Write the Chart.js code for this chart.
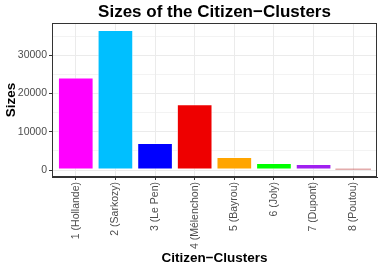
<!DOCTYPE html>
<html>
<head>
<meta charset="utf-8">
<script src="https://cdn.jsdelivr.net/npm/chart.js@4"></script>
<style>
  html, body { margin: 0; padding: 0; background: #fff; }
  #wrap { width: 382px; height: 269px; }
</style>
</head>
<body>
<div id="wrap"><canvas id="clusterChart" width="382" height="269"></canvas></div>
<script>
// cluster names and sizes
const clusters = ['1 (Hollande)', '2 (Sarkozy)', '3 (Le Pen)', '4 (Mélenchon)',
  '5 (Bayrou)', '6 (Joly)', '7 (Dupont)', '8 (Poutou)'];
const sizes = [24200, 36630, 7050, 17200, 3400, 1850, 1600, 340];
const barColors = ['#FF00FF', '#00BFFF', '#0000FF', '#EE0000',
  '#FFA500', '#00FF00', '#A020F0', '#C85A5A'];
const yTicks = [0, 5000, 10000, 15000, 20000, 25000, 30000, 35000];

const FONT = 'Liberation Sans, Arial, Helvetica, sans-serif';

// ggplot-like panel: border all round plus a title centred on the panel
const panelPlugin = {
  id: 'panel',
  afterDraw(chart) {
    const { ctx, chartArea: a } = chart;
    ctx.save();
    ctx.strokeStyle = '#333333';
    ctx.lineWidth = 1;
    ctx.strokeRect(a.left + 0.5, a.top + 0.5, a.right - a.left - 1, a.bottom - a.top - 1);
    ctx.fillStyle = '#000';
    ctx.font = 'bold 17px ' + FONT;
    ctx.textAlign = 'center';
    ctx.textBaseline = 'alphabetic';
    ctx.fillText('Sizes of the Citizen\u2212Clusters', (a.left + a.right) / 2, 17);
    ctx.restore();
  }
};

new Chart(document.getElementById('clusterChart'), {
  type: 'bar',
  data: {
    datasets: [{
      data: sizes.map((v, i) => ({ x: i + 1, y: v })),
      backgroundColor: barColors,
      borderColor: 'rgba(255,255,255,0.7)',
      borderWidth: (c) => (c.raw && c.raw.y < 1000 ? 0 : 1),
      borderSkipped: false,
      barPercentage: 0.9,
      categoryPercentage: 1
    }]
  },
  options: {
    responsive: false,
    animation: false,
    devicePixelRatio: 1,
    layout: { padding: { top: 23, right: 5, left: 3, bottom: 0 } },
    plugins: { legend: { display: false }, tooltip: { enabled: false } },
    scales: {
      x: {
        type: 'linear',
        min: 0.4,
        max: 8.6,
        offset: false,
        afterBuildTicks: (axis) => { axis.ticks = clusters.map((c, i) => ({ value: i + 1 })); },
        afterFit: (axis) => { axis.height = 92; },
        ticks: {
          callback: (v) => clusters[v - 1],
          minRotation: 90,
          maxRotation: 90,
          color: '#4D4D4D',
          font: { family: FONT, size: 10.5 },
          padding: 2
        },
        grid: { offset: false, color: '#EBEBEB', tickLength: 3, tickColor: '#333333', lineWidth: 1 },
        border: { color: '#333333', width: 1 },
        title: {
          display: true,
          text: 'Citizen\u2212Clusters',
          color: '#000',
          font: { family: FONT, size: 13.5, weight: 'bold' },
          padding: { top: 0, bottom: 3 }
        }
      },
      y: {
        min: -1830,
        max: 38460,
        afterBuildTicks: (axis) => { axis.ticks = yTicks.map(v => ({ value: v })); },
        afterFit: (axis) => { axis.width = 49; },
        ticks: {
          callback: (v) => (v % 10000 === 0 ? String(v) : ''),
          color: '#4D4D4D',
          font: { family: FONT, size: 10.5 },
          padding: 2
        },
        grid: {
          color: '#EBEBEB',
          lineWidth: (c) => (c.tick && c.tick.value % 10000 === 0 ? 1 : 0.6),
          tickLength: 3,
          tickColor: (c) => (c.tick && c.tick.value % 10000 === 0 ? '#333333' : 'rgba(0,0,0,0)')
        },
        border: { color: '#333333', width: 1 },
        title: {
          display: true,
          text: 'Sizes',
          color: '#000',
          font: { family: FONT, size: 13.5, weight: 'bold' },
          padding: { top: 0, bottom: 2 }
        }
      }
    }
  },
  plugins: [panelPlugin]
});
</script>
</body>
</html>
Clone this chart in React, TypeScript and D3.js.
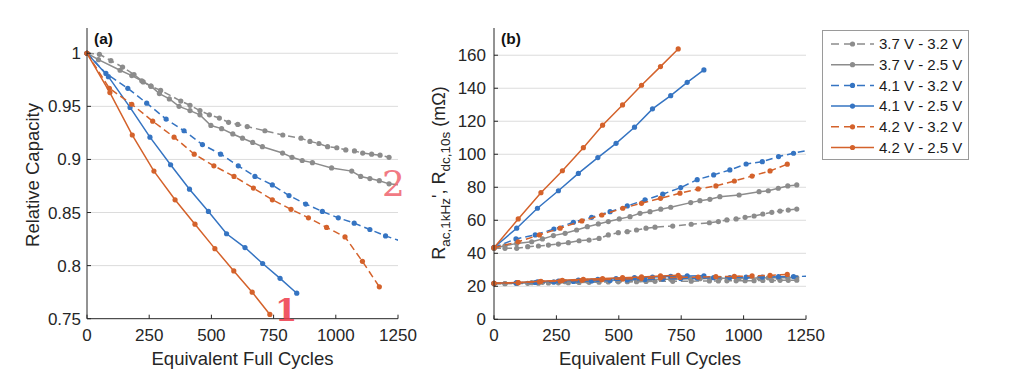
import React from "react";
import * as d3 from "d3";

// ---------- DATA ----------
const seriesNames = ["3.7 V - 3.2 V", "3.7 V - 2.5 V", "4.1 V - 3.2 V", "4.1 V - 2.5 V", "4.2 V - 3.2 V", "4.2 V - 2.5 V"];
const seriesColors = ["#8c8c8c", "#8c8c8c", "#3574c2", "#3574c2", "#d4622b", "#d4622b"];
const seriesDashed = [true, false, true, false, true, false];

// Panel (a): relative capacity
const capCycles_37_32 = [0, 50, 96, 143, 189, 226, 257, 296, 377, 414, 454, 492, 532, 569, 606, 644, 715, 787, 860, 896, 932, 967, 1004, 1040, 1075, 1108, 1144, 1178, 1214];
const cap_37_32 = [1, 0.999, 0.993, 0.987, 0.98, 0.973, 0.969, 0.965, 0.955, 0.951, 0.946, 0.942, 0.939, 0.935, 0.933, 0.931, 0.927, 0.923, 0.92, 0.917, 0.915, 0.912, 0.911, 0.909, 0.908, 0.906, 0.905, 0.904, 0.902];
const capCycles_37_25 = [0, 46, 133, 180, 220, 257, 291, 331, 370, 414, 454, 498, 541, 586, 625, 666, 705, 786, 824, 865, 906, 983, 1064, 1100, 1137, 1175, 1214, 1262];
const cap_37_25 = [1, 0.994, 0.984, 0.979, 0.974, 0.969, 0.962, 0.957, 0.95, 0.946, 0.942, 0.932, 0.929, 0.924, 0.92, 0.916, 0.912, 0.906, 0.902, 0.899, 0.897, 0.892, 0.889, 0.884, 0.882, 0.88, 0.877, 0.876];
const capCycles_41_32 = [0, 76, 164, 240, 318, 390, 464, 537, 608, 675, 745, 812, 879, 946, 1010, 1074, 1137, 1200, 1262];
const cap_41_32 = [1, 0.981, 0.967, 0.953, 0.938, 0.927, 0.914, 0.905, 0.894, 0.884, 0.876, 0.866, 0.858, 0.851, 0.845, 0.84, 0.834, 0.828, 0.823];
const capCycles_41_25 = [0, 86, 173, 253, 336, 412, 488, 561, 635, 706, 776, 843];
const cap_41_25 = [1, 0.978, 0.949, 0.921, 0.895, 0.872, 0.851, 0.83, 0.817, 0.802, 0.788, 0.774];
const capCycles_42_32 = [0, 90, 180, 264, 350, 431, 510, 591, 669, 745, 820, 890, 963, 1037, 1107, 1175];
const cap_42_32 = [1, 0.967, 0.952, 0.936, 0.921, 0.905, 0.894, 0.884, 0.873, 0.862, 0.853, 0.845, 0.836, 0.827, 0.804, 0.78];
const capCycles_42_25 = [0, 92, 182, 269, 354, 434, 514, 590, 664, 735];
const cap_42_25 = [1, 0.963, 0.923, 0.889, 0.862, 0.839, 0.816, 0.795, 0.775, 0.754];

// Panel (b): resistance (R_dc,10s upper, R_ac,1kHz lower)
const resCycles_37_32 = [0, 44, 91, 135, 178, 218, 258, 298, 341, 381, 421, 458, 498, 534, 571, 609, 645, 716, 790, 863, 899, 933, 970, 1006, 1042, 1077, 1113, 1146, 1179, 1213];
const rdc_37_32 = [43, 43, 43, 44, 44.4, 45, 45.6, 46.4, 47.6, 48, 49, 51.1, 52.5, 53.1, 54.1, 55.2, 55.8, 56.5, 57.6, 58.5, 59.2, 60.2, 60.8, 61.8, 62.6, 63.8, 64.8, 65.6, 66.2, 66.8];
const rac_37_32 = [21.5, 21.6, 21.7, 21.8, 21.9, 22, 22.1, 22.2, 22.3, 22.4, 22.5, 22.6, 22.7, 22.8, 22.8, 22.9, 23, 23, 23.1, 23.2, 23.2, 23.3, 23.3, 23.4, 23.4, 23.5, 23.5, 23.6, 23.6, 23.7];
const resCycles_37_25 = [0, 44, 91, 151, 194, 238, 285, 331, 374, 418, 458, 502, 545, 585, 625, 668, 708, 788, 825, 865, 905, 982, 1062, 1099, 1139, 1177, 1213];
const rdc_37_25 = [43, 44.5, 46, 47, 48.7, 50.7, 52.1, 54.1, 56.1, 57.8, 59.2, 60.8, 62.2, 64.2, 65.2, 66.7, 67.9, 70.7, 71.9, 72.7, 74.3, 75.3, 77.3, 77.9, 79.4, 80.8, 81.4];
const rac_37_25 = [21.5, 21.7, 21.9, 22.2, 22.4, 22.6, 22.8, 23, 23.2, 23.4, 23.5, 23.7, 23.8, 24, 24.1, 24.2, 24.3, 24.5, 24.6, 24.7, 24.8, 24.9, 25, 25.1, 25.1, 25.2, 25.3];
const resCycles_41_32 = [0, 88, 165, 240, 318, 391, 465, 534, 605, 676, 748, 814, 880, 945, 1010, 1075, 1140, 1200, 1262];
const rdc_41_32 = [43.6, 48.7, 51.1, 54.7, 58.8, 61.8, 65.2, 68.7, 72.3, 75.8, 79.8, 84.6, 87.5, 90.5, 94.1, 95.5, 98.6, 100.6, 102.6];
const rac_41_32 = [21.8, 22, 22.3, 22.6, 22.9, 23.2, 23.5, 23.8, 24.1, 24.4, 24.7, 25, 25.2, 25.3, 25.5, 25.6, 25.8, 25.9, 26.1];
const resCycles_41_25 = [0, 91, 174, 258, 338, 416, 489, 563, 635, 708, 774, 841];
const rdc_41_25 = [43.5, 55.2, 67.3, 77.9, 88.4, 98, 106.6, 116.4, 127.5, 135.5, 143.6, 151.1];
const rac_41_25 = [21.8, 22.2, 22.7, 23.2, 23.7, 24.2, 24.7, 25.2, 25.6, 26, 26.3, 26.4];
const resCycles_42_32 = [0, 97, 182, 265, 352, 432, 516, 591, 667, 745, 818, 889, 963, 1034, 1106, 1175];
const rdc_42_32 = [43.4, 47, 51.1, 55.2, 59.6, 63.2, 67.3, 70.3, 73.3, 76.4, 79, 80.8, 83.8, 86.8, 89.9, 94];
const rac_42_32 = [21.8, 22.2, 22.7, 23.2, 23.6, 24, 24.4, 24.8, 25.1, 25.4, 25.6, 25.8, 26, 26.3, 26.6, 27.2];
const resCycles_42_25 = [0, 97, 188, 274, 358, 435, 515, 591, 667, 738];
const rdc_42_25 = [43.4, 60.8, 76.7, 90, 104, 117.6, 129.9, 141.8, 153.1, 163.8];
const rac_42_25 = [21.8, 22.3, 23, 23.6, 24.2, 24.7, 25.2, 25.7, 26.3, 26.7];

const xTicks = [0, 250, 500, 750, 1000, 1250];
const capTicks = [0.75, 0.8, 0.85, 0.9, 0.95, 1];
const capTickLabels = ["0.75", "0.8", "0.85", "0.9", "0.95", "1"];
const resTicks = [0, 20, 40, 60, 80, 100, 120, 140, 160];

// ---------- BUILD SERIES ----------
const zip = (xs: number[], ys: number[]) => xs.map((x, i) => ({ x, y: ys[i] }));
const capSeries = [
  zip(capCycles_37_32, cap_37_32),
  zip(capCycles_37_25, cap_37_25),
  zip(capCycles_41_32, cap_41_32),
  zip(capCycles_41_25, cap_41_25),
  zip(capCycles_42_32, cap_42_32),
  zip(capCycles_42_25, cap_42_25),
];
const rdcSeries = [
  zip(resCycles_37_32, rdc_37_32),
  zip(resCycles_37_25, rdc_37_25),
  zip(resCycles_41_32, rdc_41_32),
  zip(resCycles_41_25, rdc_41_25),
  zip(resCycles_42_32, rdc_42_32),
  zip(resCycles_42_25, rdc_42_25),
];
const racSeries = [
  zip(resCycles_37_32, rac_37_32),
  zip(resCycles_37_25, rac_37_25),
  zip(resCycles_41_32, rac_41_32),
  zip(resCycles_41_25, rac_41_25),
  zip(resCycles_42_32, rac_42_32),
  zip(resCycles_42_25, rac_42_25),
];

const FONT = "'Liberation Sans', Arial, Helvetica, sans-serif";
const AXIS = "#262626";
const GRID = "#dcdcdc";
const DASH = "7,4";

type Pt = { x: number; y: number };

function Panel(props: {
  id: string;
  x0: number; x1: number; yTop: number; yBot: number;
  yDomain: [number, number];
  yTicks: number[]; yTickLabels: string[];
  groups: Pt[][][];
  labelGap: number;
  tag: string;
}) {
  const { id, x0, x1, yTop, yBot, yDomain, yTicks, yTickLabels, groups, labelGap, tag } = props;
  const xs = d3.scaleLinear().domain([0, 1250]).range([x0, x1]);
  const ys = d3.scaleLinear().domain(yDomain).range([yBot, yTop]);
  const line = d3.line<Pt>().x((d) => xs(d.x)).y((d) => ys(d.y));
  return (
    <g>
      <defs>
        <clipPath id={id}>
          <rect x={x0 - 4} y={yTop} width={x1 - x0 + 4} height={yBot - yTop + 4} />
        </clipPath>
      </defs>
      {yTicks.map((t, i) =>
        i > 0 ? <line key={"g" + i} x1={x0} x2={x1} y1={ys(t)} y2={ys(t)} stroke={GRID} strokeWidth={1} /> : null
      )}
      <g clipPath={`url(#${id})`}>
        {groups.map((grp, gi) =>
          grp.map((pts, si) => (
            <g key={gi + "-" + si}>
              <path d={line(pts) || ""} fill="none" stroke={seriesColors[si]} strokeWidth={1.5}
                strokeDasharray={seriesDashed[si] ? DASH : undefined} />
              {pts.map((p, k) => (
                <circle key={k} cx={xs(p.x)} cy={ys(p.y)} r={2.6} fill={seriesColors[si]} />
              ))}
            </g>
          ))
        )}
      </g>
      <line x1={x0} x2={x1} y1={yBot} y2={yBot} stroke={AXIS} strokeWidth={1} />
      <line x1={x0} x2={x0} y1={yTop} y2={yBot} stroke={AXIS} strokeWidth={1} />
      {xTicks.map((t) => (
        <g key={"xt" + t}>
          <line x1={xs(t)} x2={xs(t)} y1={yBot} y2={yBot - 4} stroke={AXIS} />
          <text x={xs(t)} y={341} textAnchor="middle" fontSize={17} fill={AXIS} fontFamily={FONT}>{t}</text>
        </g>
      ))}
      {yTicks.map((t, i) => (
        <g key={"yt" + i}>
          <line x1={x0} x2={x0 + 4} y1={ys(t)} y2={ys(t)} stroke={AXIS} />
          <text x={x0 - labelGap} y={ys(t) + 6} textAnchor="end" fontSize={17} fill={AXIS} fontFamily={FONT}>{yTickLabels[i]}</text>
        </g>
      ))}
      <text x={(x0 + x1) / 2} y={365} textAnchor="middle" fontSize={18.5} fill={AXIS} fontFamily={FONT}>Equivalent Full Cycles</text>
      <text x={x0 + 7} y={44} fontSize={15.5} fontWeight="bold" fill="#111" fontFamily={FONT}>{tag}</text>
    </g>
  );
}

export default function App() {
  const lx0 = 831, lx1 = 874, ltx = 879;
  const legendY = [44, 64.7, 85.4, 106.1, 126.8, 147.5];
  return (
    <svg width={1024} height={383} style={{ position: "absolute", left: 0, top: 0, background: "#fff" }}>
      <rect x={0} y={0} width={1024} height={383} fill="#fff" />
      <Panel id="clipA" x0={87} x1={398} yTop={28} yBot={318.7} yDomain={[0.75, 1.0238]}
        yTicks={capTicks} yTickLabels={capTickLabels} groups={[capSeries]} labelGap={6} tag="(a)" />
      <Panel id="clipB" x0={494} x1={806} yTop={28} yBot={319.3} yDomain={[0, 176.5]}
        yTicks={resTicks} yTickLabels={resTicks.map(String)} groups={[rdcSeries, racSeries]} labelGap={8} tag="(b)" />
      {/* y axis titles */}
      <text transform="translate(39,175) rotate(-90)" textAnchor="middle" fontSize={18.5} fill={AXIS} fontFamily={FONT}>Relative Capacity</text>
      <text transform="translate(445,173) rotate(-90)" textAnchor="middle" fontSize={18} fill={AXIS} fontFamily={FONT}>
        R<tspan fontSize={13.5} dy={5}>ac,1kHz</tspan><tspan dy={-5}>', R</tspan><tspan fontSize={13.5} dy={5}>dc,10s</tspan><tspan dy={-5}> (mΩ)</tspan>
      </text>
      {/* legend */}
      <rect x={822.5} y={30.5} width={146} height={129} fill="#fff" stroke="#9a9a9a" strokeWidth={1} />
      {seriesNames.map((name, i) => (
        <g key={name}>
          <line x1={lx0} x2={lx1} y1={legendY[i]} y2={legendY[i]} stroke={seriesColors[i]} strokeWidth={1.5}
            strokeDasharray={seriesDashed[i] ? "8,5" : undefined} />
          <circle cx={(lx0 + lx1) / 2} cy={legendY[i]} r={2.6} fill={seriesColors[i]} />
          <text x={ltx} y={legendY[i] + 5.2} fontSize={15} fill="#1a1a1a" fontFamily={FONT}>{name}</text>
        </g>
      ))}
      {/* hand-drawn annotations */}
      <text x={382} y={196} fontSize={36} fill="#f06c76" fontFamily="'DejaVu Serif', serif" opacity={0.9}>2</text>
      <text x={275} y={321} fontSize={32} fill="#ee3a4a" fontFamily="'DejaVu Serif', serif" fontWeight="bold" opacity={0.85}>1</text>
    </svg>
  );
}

○ ○ ○ ○ ○

* Prompt
Pictures stay out: repeat exactly only the lines from the one with "Clone this chart" through the one with "const seriesDashed = [true, false, true, false, true, false];".

* Task result
Clone this chart in React, TypeScript and D3.js.
import React from "react";
import * as d3 from "d3";

// ---------- DATA ----------
const seriesNames = ["3.7 V - 3.2 V", "3.7 V - 2.5 V", "4.1 V - 3.2 V", "4.1 V - 2.5 V", "4.2 V - 3.2 V", "4.2 V - 2.5 V"];
const seriesColors = ["#8c8c8c", "#8c8c8c", "#3574c2", "#3574c2", "#d4622b", "#d4622b"];
const seriesDashed = [true, false, true, false, true, false];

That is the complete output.